Over the last two weeks the population of the island grew, at peak, fluctuating to 33 personnel – that’s more than tripling the population! A party of three GNS (Geological and Nuclear Sciences), two MET (Metservice) and two DOC workers came to complete building work for ten days. Meanwhile, the Navy deployed several work crews to the island for a different training experience and to help DOC out with some track work.

In readiness for their arrival, as with the arrival of any ship to the island, we solemnly raised the New Zealand flag. With a slasher as our weapon of choice we paid homage to her majesty and prepared for the arrival of her NZ Navy representatives.

Late on a Friday evening, the first transmission was heard – “This is Warship Wellington. Warship Wellington calling Raoul Island. Do you copy?”. We copied and from the hostel balcony we watched as the vessel anchored off the picturesque Meyer Islands, the angular grey metal hulk creating a sharp contrast in this place of rugged contour and line.

The Wellington anchored off the Meyer Islands.

The Wellington anchored off the Meyer Islands

This was to be the first of many contrasts. Firstly in communication…

Warship Wellington: “We will contact you on channel one, two, I repeat, channel one, two”
Raoul Island: “But we don’t have a channel one or two. Can you repeat?”
Warship Wellington: “Channel one, two. Twelve! I repeat, twelve!”
Raoul Island: “Ahh, copy that.”

Then in timing…

Warship Wellington: “We will begin operations at sixteen hundred and thirty, I repeat”
Raoul Island: “Sixteen hundred and thirty? Oh, you mean, four thirty? That sounds sweet.”

After sorting out some of these finer details, the unloading of the ship began. The new ‘Civies’ (civilians) set about to their building work. DOC worked hard to build a new quarantine shed…

Biosecurity at its finest! The new quarantine shed.

Biosecurity at its finest!

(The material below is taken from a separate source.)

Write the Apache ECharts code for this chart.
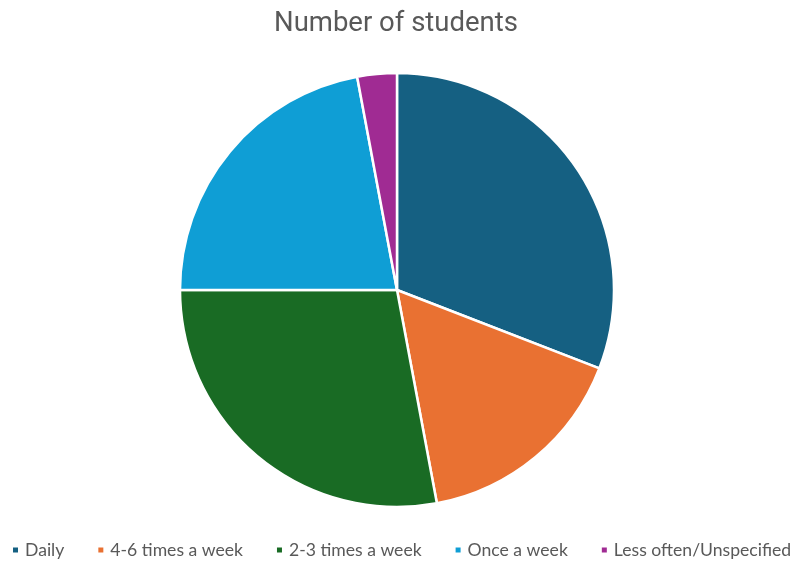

The new quarantine shed

GNS checked their monitoring equipment around the island and completed some building work, while the MET builders slaved away putting new doors onto the ‘bomb shed’ (the place where the weather balloons are released).

What mighty fine doors! The new doors on the bomb shed.

What mighty fine doors! The new doors on the bomb shed

Meanwhile, the ship had kindly invited the volunteers out to the Wellington for lunch. It was a thrill to get up some speed on the boat ride over, as anything over 15k/hr is extreme here!

The need for speed! Speeding out to the Wellington for lunch.

The need for speed! Speeding out to the Wellington for lunch

It was fascinating to get an insight into a totally different way of life. We unanimously agreed that none of us could handle living in such confined quarters.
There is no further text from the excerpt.